El enamorado boxeador tiene ahora la boca totalmente torcida, y se puso azul. O sea, tiene una borrachera Picasso, lo veo de perfil pero su boca habla de frente, cubista, azul, detonada, proyectada. Le pintaría una lágrima oblonga, combada, o unas hormigas Dalí y unos relojes combados, chorreados. Los policías toman nota, aunque las pistas son difusas y contradictorias. Otra vez el identikit comodín del lumpen: pelado, buzo negro, barbita, si fue para allá, y a todo los amariconados dicen que sí. Los negros se me confunden, yo muchas veces compro camisa negra y resulta ser azul oscuro.

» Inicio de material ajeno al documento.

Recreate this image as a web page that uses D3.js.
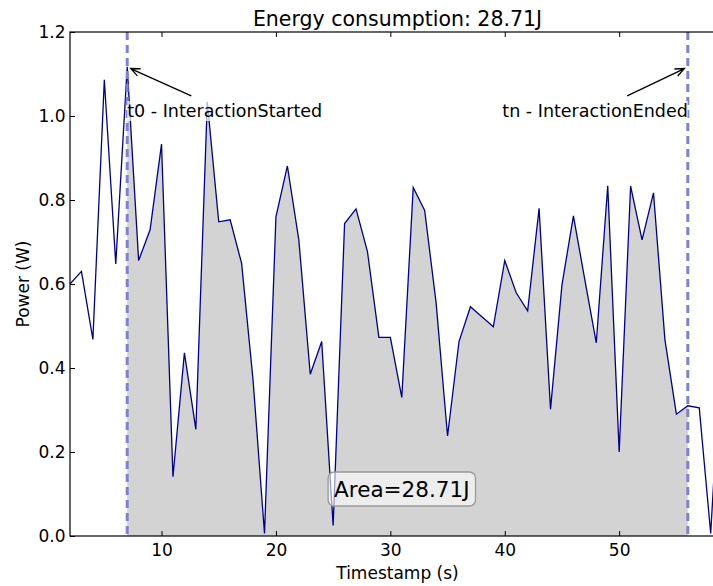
<!DOCTYPE html>
<html>
<head>
<meta charset="utf-8">
<script src="https://cdn.jsdelivr.net/npm/d3@7"></script>
<style>
    body { margin: 0; background: #fff; }
    svg { display: block; font-family: "DejaVu Sans", sans-serif; }
</style>
</head>
<body>
<div id="chart"></div>
<script>
// data
const timestamps = [2, 3, 4, 5, 6, 7, 8, 9, 10, 11, 12, 13, 14, 15, 16, 17, 18, 19, 20,
    21, 22, 23, 24, 25, 26, 27, 28, 29, 30, 31, 32, 33, 34, 35, 36, 37, 38, 39, 40,
    41, 42, 43, 44, 45, 46, 47, 48, 49, 50, 51, 52, 53, 54, 55, 56, 57, 58, 59];
const powerValues = [0.600, 0.630, 0.468, 1.086, 0.648, 1.117, 0.656, 0.729, 0.933, 0.141,
    0.436, 0.254, 1.034, 0.748, 0.753, 0.649, 0.371, 0.006, 0.760, 0.881,
    0.705, 0.385, 0.463, 0.025, 0.744, 0.779, 0.677, 0.473, 0.473, 0.330,
    0.830, 0.775, 0.555, 0.238, 0.463, 0.546, 0.522, 0.498, 0.656, 0.579,
    0.536, 0.780, 0.302, 0.598, 0.762, 0.610, 0.460, 0.834, 0.200, 0.833,
    0.705, 0.817, 0.467, 0.290, 0.310, 0.305, 0.006, 0.480];
const xTicks = [10, 20, 30, 40, 50];
const yTicks = [0.0, 0.2, 0.4, 0.6, 0.8, 1.0, 1.2];
const xDomain = [2, 59.25];
const yDomain = [0, 1.2];
const interactionStart = 7;
const interactionEnd = 56;
const energy = 28.71;

let drawChart = () => {
    const width = 713, height = 586;
    // the right edge of the axes is cut off by the picture
    const margin = { top: 32, left: 70, bottom: 50, right: -12 };
    const lineColor = '#00008b';
    const dashColor = '#8080d2';

    const svg = d3.select('#chart')
        .append('svg')
        .attr('width', width)
        .attr('height', height);

    const x = d3.scaleLinear()
        .domain(xDomain)
        .range([margin.left, width - margin.right]);

    const y = d3.scaleLinear()
        .domain(yDomain)
        .range([height - margin.bottom, margin.top]);

    const data = timestamps.map((t, i) => ({ t: t, p: powerValues[i] }));

    svg.append('clipPath').attr('id', 'plotClip')
        .append('rect')
        .attr('x', x.range()[0]).attr('y', y.range()[1])
        .attr('width', x.range()[1] - x.range()[0])
        .attr('height', y.range()[0] - y.range()[1]);

    const plot = svg.append('g').attr('clip-path', 'url(#plotClip)');

    // filled area between the two interaction marks
    const inside = data.filter(d => d.t >= interactionStart && d.t <= interactionEnd);
    const area = d3.area()
        .x(d => x(d.t))
        .y0(y(0))
        .y1(d => y(d.p));

    plot.append('path')
        .datum(inside)
        .attr('d', area)
        .attr('fill', '#d3d3d3');

    const line = d3.line()
        .x(d => x(d.t))
        .y(d => y(d.p));

    plot.append('path')
        .datum(data)
        .attr('d', line)
        .attr('fill', 'none')
        .attr('stroke', lineColor)
        .attr('stroke-width', 1.3)
        .attr('stroke-linejoin', 'miter');

    // dashed interaction lines
    plot.selectAll('.vmark')
        .data([interactionStart, interactionEnd])
        .join('line')
        .attr('class', 'vmark')
        .attr('x1', d => x(d)).attr('x2', d => x(d))
        .attr('y1', y(yDomain[1])).attr('y2', y(0))
        .attr('stroke', dashColor)
        .attr('stroke-width', 3)
        .attr('stroke-dasharray', '8,5');

    // axes, matplotlib classic style: ticks pointing in
    const axisStyle = (g) => {
        g.select('.domain').remove();
        g.selectAll('.tick line').attr('stroke', '#000').attr('stroke-width', 1);
        g.selectAll('.tick text').attr('font-size', '17px').attr('fill', '#000')
            .attr('font-family', '"DejaVu Sans", sans-serif');
    };

    svg.append('g')
        .attr('transform', `translate(0,${y(0)})`)
        .call(d3.axisBottom(x).tickValues(xTicks).tickFormat(d3.format('d'))
            .tickSizeInner(-5).tickSizeOuter(0).tickPadding(8))
        .call(axisStyle);

    svg.append('g')
        .attr('transform', `translate(0,${y(yDomain[1])})`)
        .call(d3.axisTop(x).tickValues(xTicks).tickFormat('')
            .tickSizeInner(-5).tickSizeOuter(0))
        .call(axisStyle);

    svg.append('g')
        .attr('transform', `translate(${x(xDomain[0])},0)`)
        .call(d3.axisLeft(y).tickValues(yTicks).tickFormat(d3.format('.1f'))
            .tickSizeInner(-5).tickSizeOuter(0).tickPadding(4.5))
        .call(axisStyle);

    // frame
    svg.append('rect')
        .attr('x', x.range()[0]).attr('y', y.range()[1])
        .attr('width', x.range()[1] - x.range()[0])
        .attr('height', y.range()[0] - y.range()[1])
        .attr('fill', 'none')
        .attr('stroke', '#000')
        .attr('stroke-width', 1.2);

    // annotations with arrows
    const notes = [
        { label: 't0 - InteractionStarted', tx: interactionStart, anchor: 'start',
          head: [7.3, 1.113], tail: [12.6, 1.048] },
        { label: 'tn - InteractionEnded', tx: interactionEnd, anchor: 'end',
          head: [55.7, 1.113], tail: [50.7, 1.048] }
    ];

    notes.forEach(n => {
        const tg = svg.append('g');
        const txt = tg.append('text')
            .attr('x', x(n.tx))
            .attr('y', y(1.0) + 1)
            .attr('text-anchor', n.anchor)
            .attr('font-size', '17.5px')
            .text(n.label);
        const bb = txt.node().getBBox();
        tg.insert('rect', 'text')
            .attr('x', bb.x).attr('y', bb.y)
            .attr('width', bb.width).attr('height', bb.height)
            .attr('fill', '#fff').attr('opacity', 0.7);

        const hx = x(n.head[0]), hy = y(n.head[1]);
        const sx = x(n.tail[0]), sy = y(n.tail[1]);
        const ang = Math.atan2(sy - hy, sx - hx);
        const len = 10, spread = 0.4;
        svg.append('path')
            .attr('d', `M${sx},${sy}L${hx},${hy}` +
                `M${hx + len * Math.cos(ang - spread)},${hy + len * Math.sin(ang - spread)}L${hx},${hy}` +
                `L${hx + len * Math.cos(ang + spread)},${hy + len * Math.sin(ang + spread)}`)
            .attr('fill', 'none')
            .attr('stroke', '#000')
            .attr('stroke-width', 1.3);
    });

    // area label box
    const ag = svg.append('g');
    const areaText = ag.append('text')
        .attr('x', x(31.0))
        .attr('y', y(0.094))
        .attr('text-anchor', 'middle')
        .attr('font-size', '21.5px')
        .text('Area=' + energy.toFixed(2) + 'J');
    const ab = areaText.node().getBBox();
    ag.insert('rect', 'text')
        .attr('x', ab.x - 6).attr('y', ab.y + ab.height / 2 - 17)
        .attr('width', ab.width + 12).attr('height', 34)
        .attr('rx', 6).attr('ry', 6)
        .attr('fill', '#fff').attr('fill-opacity', 0.6)
        .attr('stroke', '#999').attr('stroke-width', 1.3);

    // titles
    svg.append('text')
        .attr('x', (x.range()[0] + x.range()[1]) / 2)
        .attr('y', 26)
        .attr('text-anchor', 'middle')
        .attr('font-size', '20.5px')
        .text('Energy consumption: ' + energy.toFixed(2) + 'J');

    svg.append('text')
        .attr('x', (x.range()[0] + x.range()[1]) / 2)
        .attr('y', 579)
        .attr('text-anchor', 'middle')
        .attr('font-size', '17px')
        .text('Timestamp (s)');

    svg.append('text')
        .attr('transform', `translate(29,${(y.range()[0] + y.range()[1]) / 2}) rotate(-90)`)
        .attr('text-anchor', 'middle')
        .attr('font-size', '17px')
        .text('Power (W)');
}

drawChart();
</script>
</body>
</html>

Cuando la mujer policía, que está al costado, se aleja unos pasos, me acerco y le cuento que sí, que los enamorados buena onda le ofrecieron comida a uno que pasó, y que ese les revoleó las pizzas por la cabeza, pero que estos dos solo pidieron guita, y que los que saltaron con el spiedo Juana de Arco revival groncho y el genocidio fierita fueron la parejita boosteada por el fatality del champán. Ah, okay, dicen, mientras el otro policía, otra vez, hace que toma notas. Voy hasta la caja y pido pagar, y me toman el pago sin chistar, rápido, acostumbrados, aliviados, y entiendo entonces por qué no se paga más adicional de vereda.